Let’s face it, life is complicated. How we choose to live our lives is really complicated. What do I mean?

Should I focus on making the world a better place? Or should I focus on kicking butt in my career? Or maybe I should put all my eggs into the spiritual awakening basket. Or should I place all of those behind being a great dad, husband and friend? Or should I work hard to find the perfect balance among all these paths?

Keep it simple

It gets complicated, confusing, frustrating and mentally exhausting. As such, I’m always looking for ways to simplify how I lead my life.

Here’s one way to try on for size. How about looking at each moment of your life with this idea in mind: “I want to make this moment better for it having been put in front of me.”

That’s it. All you’re doing is going through life with that one idea front and center. Serving your moments. How would that play out? Here are a few relatable examples.

To flip off, or not to flip off

Let’s start with the low-hanging fruit I comment on often: Driving. Someone cuts you off in traffic, forcing you to hit the brakes. In that moment you could lean on your horn, scream in your car and flip them off.

OR, you could stay calm and throw the offending driver a look of “No big whoop. I’m good.” Choose the latter and, because that moment was put in front of you, that moment was better.

Or maybe your spouse or significant other gets home from work, clearly exhausted and in a bad mood. They start nagging or complaining. “The kitchen sure looks clean. Did you have a party I wasn’t invited to?”

How are you going to make this moment better for you having been a part of it? By saying, “Oh, go F&%K yourself.” Then grabbing your glass of wine, storming into your bedroom and watching three episodes of Game of Thrones?

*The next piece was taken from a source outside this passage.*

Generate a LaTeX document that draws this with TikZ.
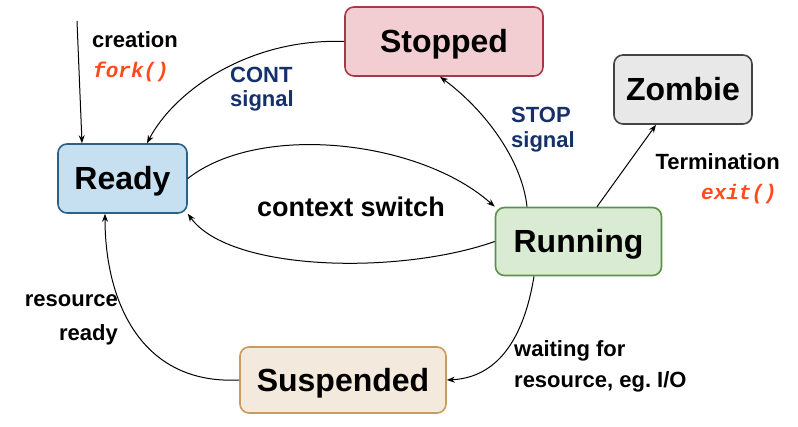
\documentclass[tikz,border=0pt]{standalone}
\usepackage{fontspec}
\setmainfont{Liberation Sans}
\setmonofont{Liberation Mono}
\usetikzlibrary{arrows.meta}
\definecolor{readyfill}{HTML}{C6E0F1}
\definecolor{readydraw}{HTML}{2A6186}
\definecolor{stopfill}{HTML}{F2CED3}
\definecolor{stopdraw}{HTML}{A83848}
\definecolor{zombfill}{HTML}{E8E8E8}
\definecolor{zombdraw}{HTML}{444444}
\definecolor{runfill}{HTML}{DAEBD4}
\definecolor{rundraw}{HTML}{5B9248}
\definecolor{suspfill}{HTML}{F3E9DD}
\definecolor{suspdraw}{HTML}{C99B5E}
\definecolor{sysred}{HTML}{FF4A1C}
\definecolor{signavy}{HTML}{15306B}
\frenchspacing
\begin{document}
\begin{tikzpicture}[x=1pt,y=-1pt,
  state/.style={draw, rounded corners=9pt, line width=1.6pt,
    font=\fontsize{32}{32}\selectfont\bfseries, inner sep=0pt,
    text height=23pt, text depth=0pt},
  lbl/.style={font=\fontsize{22}{22}\selectfont\bfseries, inner sep=0pt},
  sig/.style={lbl, text=signavy},
  sys/.style={font=\fontsize{21}{21}\selectfont\ttfamily\bfseries\itshape, text=sysred, inner sep=0pt},
  conn/.style={line width=1pt, -{Stealth[length=8pt,width=6pt]}}]
\useasboundingbox (0,0) rectangle (798,427);

\node[state, fill=readyfill, draw=readydraw, minimum width=129pt, minimum height=69pt] (ready) at (122.5,178.5) {Ready};
\node[state, fill=stopfill, draw=stopdraw, minimum width=198pt, minimum height=69pt] (stopped) at (444,41.5) {Stopped};
\node[state, fill=zombfill, draw=zombdraw, minimum width=138pt, minimum height=69pt] (zombie) at (683,89.5) {Zombie};
\node[state, fill=runfill, draw=rundraw, minimum width=166pt, minimum height=68pt] (running) at (578.5,241.5) {Running};
\node[state, fill=suspfill, draw=suspdraw, minimum width=206pt, minimum height=66pt] (susp) at (343,380) {Suspended};

\coordinate (start) at (77,21);
\draw[conn] (start) -- (ready.north -| 82,0);

% labels
\node[lbl, anchor=base west] (lcre) at (92,48) {creation};
\node[sys, anchor=base west] (lfork) at (93,78) {fork()};
\node[sig, anchor=base west] (lcont) at (230,83) {CONT};
\node[sig, anchor=base west] (lcont2) at (230,107) {signal};
\node[sig, anchor=base west] (lstop) at (511,123) {STOP};
\node[sig, anchor=base west] (lstop2) at (511,148) {signal};
\node[lbl, anchor=base east] (lterm) at (780,170) {Termination};
\node[sys, anchor=base east] (lexit) at (777,200) {exit()};
\node[lbl, font=\fontsize{27}{27}\selectfont\bfseries, anchor=base] (lctx) at (351,217) {context switch};
\node[lbl, anchor=base east] (lres) at (118,307) {resource};
\node[lbl, anchor=base east] (lres2) at (118,341) {ready};
\node[lbl, anchor=base west] (lwait) at (514,357) {waiting for};
\node[lbl, anchor=base west] (lwait2) at (514,388) {resource, eg. I/O};

% connectors
\draw[conn] (stopped.west) .. controls (250,38) and (175,90) .. (ready.north -| 147,0);
\draw[conn] (ready.east) .. controls (260,122) and (420,140) .. (running.north west);
\draw[conn] (running.west) .. controls (400,275) and (230,272) .. (ready.south east);
\draw[conn] (running.north -| 527,0) .. controls (522,160) and (485,110) .. (stopped.south -| 440,0);
\draw[conn] (running.north -| 597,0) -- (zombie.south -| 656,0);
\draw[conn] (running.south -| 534,0) .. controls (522,350) and (490,378) .. (susp.east);
\draw[conn] (susp.west) .. controls (140,385) and (105,300) .. (ready.south -| 105,0);
\end{tikzpicture}
\end{document}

Or you could say, “You’re exhausted. Why don’t you get a glass of wine and chill out.”

You could also try the humorous path my mom often took when my dad was a grouch. She’d sing the old Nat King Cole classic, “Stay as sweet as you are, don’t ever change.”

Serving our work moments

How do we serve our moments at work? If we’re writing a memo on first quarter sales strategy, we summon all of our attention and effort into writing that memo. And nothing else. That’s how those moments are best served by us.

How do we serve those moments where nothing is going on? In other words, when we’re bored. We serve those moments by staying in the moment and not drifting off into egoic thought.

The takeaway

Of course what this really is is a way to frame your life in a way that gives primacy to staying present and in the moment. And the secret is that merely being present is, in itself, the way we best serve the moments that come before us.

Consider giving this a try. Experiment with it. Maybe designate one full day where you devote all of your will and attention to making the moments that come before you better because you were in them.